WOMAN IN ART
so interested in her work that he invited an exhibition of it at his New York Gallery, a great compliment to the artist.
The show was held in 1910. Among its more important canvases were the "Sleeping Child" and "On the Stairs," both purchased afterward in California and presented to public galleries, the first to the Palace of the Legion of Honor in San Francisco, the second to the Pasadena Art Gallery. Other canvases sold in New York; one by invitation was exhibited in the Corcoran Gallery in Washington, D. C., another at the Pennsylvania Academy, and yet another traveled to the International Exposition in Buenos Aires. Two crossed the Atlantic to be shown in the Grafton Galleries, London. These, unfortunately, making their return trip on the Titanic, were lost.
Thus, though the artist has never left the country of her birth, her pictures have traveled far and wide.

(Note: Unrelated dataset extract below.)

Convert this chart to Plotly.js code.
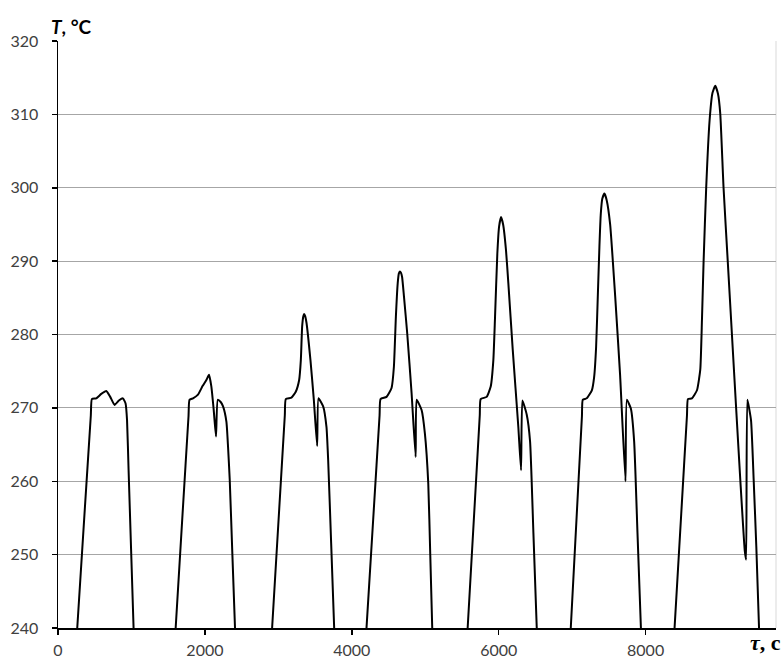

The third phase of the artist's life, the more leisurely, was now beginning, and it opened auspiciously with perhaps the finest and most important portrait she ever painted, that of Dr. David Starr Jordan, a full-length, life-size canvas ordered for Stanford University. It was followed by a portrait of Dr. Branner who took the presidential chair when Dr. Jordan retired. Her last large genre picture of her favorite subject, "The Young Mother," took the silver medal at the Panama-Pacific Exposition in 1915. But between then and now there have been many other canvases, and at the present time and at an age somewhat past seventy, Mary Curtis Richardson is engaged on a portrait group of a mother and her four sons.
California has called to the east with varying voices, and its inducements have been manifold. From the path-finder over unknown mountains and the discouraging stretches of plains, and the voices that echoed, Eureka! Eureka! Gold! to the whirring biplane annihilating time and distance, the alluring majesty of mountains, canyons, waterfalls and trees of nature's primal pattern—all have voiced the call to the east from the west.
Remembering that art follows prosperity as its shadow, the Twentieth Century looks along the western slope of the Rocky Mountains—and finds art, finds it at home, working in its studio; finds that art came some of the way in a covered wagon; some of the way on foot; some by way of the Isthmus of Panama.
But Art is at home on the Pacific Coast, and woman no less than man is building her art and cultural influence into our western heritage.